Doyle was a “contemptible brute,” Anson remarked.

But the author would not be dissuaded, even when an anonymous letter had been delivered to him that was threatening in tone and insisted Edalji was the guilty party. It led him to believe the guilty party was worried enough to try and shut Doyle’s efforts down. By this point, he had isolated his suspicions to Royden Sharp, a former sailor who was said to be aggressive and once showed off a horse lancet capable of inflicting the wounds seen in the injured animals.

Doyle’s actions, the anonymous correspondent wrote, were “to run the risk of losing kidneys and liver.”

Doyle would later learn the letter was not written by a suspect, but instead commissioned by an unlikely tormentor: Constable Anson.

The officer had become so aggrieved with Doyle that he believed forging this letter would either discourage the author or send him on a wild goose chase. In recently discovered records that went up for auction in 2015, Anson even expressed glee that he had fooled “Sherlock Holmes.”

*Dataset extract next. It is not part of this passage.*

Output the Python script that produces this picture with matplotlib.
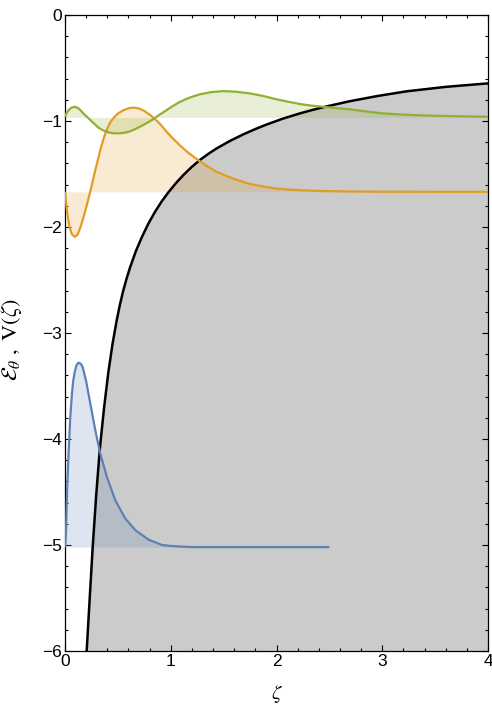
import matplotlib
matplotlib.use("Agg")
import matplotlib.pyplot as plt
from matplotlib.ticker import MultipleLocator

# ---- data ----
v_zeta = [0.205, 0.232, 0.262, 0.295, 0.33, 0.37, 0.41, 0.45, 0.489, 0.52, 0.55, 0.585, 0.615,
          0.67, 0.728, 0.79, 0.854, 0.915, 0.98, 1.05, 1.119, 1.2, 1.277, 1.355, 1.435, 1.56,
          1.686, 1.8, 1.907, 2.06, 2.222, 2.35, 2.475, 2.695, 2.95, 3.23, 3.6, 4.0]
v_vals = [-6.0, -5.53, -5.02, -4.53, -4.085, -3.7, -3.37, -3.1, -2.88, -2.73, -2.603, -2.478,
          -2.382, -2.228, -2.093, -1.965, -1.852, -1.758, -1.67, -1.585, -1.51, -1.432, -1.367,
          -1.31, -1.258, -1.188, -1.126, -1.076, -1.033, -0.978, -0.928, -0.893, -0.862,
          -0.813, -0.765, -0.72, -0.678, -0.645]

blue_E = -5.02
blue_zeta = [0.0, 0.009, 0.013, 0.022, 0.035, 0.05, 0.066, 0.078, 0.091, 0.11, 0.129, 0.148,
             0.167, 0.199, 0.24, 0.287, 0.334, 0.397, 0.476, 0.57, 0.665, 0.791, 0.917, 1.01,
             1.2, 1.5, 2.0, 2.5]
blue_vals = [-5.02, -4.9, -4.74, -4.42, -4.11, -3.79, -3.57, -3.45, -3.37, -3.3, -3.28, -3.29,
             -3.32, -3.45, -3.67, -3.92, -4.14, -4.36, -4.58, -4.75, -4.86, -4.95, -5.0, -5.01,
             -5.02, -5.02, -5.02, -5.02]

orange_E = -1.668
orange_zeta = [0.0, 0.02, 0.04, 0.065, 0.093, 0.12, 0.15, 0.18, 0.21, 0.245, 0.28, 0.31, 0.34,
               0.37, 0.4, 0.43, 0.46, 0.5, 0.55, 0.6, 0.646, 0.7, 0.75, 0.8, 0.85, 0.9, 0.96,
               1.02, 1.087, 1.16, 1.26, 1.35, 1.435, 1.53, 1.624, 1.73, 1.844, 1.98, 2.128, 2.3,
               2.443, 2.7, 3.0, 3.5, 4.0]
orange_vals = [-1.668, -1.86, -1.99, -2.07, -2.093, -2.07, -1.99, -1.89, -1.78, -1.64, -1.49,
               -1.37, -1.25, -1.15, -1.07, -1.01, -0.97, -0.93, -0.9, -0.88, -0.873, -0.882,
               -0.905, -0.94, -0.98, -1.03, -1.1, -1.165, -1.23, -1.295, -1.37, -1.43, -1.48,
               -1.52, -1.555, -1.59, -1.613, -1.635, -1.648, -1.656, -1.661, -1.665, -1.667,
               -1.668, -1.668]

green_E = -0.966
green_zeta = [0.0, 0.015, 0.035, 0.06, 0.091, 0.12, 0.145, 0.18, 0.224, 0.27, 0.318, 0.365,
              0.413, 0.46, 0.508, 0.555, 0.602, 0.65, 0.697, 0.76, 0.823, 0.88, 0.949, 1.01,
              1.075, 1.14, 1.2, 1.277, 1.38, 1.497, 1.62, 1.749, 1.88, 2.002, 2.11, 2.222,
              2.33, 2.443, 2.57, 2.695, 2.85, 3.0, 3.2, 3.4, 3.7, 4.0]
green_vals = [-0.96, -0.925, -0.897, -0.875, -0.866, -0.875, -0.897, -0.935, -0.976, -1.02,
              -1.064, -1.09, -1.108, -1.116, -1.117, -1.112, -1.102, -1.083, -1.06, -1.027,
              -0.99, -0.95, -0.905, -0.865, -0.826, -0.795, -0.772, -0.748, -0.728, -0.718,
              -0.724, -0.74, -0.765, -0.796, -0.818, -0.84, -0.855, -0.866, -0.879, -0.89,
              -0.91, -0.928, -0.94, -0.948, -0.955, -0.96]

x_ticks = [0, 1, 2, 3, 4]
y_ticks = [0, -1, -2, -3, -4, -5, -6]

# ---- figure ----
plt.rcParams['font.family'] = ['Liberation Sans', 'DejaVu Sans']
plt.rcParams['mathtext.fontset'] = 'stix'

fig = plt.figure(figsize=(4.92, 7.09), dpi=100)
ax = fig.add_axes([65 / 492, 1 - 651 / 709, 423 / 492, 636 / 709])

gray = '#cbcbcb'
c_blue = '#5E81B5'
c_orange = '#E19C24'
c_green = '#8FB032'

ax.fill_between(v_zeta, v_vals, -6, color=gray, lw=0, zorder=1)

for xs, ys, E, c in [(blue_zeta, blue_vals, blue_E, c_blue),
                     (orange_zeta, orange_vals, orange_E, c_orange),
                     (green_zeta, green_vals, green_E, c_green)]:
    ax.fill_between(xs, ys, E, color=c, alpha=0.2, lw=0, zorder=2)

ax.plot(v_zeta, v_vals, color='black', lw=1.8, zorder=3, solid_joinstyle='round')
for xs, ys, c in [(blue_zeta, blue_vals, c_blue),
                  (orange_zeta, orange_vals, c_orange),
                  (green_zeta, green_vals, c_green)]:
    ax.plot(xs, ys, color=c, lw=1.6, zorder=4, solid_capstyle='butt', solid_joinstyle='round')

ax.set_xlim(0, 4)
ax.set_ylim(-6, 0)
ax.set_xticks(x_ticks)
ax.set_yticks(y_ticks)
ax.set_xticklabels([str(t) for t in x_ticks])
ax.set_yticklabels([str(t).replace('-', '\u2212') for t in y_ticks])
ax.xaxis.set_minor_locator(MultipleLocator(0.2))
ax.yaxis.set_minor_locator(MultipleLocator(0.2))
ax.tick_params(which='both', direction='in', top=True, right=True, labelsize=12.5, width=0.8,
               pad=2)
ax.tick_params(which='major', length=4.5)
ax.tick_params(which='minor', length=2.5)
for s in ax.spines.values():
    s.set_linewidth(0.9)

ax.set_xlabel(r'$\zeta$', fontsize=15, labelpad=10)
ax.set_ylabel(r'$\mathcal{E}_{\theta}\ ,\ \mathrm{V}(\zeta)$', fontsize=16)
ax.yaxis.set_label_coords(-0.097, 0.49)

fig.savefig('out.png', dpi=100)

Despite Anson’s attempts to embarrass Doyle, the author had too large a platform for the Home Office to ignore. In 1907, they pardoned Edalji of the mutilation crimes, which allowed him to return to work as a solicitor. But they refused to apologize or offer any restitution.

Doyle was frustrated by their stubborn reaction, but his efforts had one crucial impact on British law: the publicity surrounding Edalji led to the creation of an official Court of Appeals, easing the process for future defendants.

Though Doyle won over the court of public opinion, he failed to solve the case: Sharp was not seriously investigated by police. Whoever had stalked the horses, cows, and sheep during those nights in Great Wyrley has never been identified.